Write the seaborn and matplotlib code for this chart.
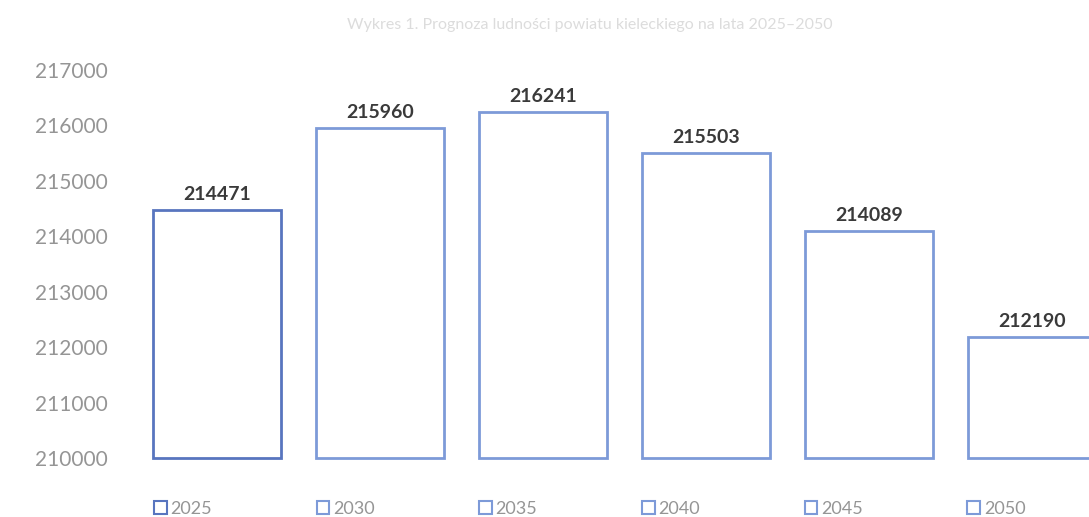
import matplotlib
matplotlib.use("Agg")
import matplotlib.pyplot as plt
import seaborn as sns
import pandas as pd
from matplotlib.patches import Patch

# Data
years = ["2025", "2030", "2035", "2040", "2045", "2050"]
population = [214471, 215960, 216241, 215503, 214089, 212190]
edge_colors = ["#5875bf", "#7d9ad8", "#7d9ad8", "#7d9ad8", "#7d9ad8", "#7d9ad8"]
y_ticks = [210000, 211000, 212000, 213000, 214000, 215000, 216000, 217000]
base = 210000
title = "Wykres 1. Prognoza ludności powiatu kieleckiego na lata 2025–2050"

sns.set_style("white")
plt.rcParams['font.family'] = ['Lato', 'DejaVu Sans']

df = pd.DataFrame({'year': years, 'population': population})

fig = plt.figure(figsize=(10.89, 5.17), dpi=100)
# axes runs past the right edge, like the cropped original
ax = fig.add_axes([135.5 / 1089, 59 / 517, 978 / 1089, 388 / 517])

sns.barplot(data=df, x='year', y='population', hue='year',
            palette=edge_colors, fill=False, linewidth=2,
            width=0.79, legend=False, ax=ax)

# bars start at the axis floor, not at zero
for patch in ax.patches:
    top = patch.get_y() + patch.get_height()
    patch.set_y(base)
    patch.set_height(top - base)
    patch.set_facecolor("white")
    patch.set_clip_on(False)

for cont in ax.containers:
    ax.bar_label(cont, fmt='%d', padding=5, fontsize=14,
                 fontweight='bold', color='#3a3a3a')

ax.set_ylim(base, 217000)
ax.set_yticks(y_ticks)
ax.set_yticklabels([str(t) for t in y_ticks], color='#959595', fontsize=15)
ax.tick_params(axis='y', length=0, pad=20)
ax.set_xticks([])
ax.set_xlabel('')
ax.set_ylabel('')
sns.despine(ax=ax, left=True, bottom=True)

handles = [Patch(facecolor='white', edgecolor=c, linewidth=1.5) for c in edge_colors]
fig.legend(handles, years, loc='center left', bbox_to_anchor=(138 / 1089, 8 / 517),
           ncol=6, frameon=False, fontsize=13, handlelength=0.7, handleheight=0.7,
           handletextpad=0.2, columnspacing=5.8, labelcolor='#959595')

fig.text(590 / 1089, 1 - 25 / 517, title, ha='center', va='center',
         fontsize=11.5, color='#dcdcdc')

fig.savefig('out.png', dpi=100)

What to produce — Report the number of lines holding the string "chart", without any other words.

Answer to the task — 1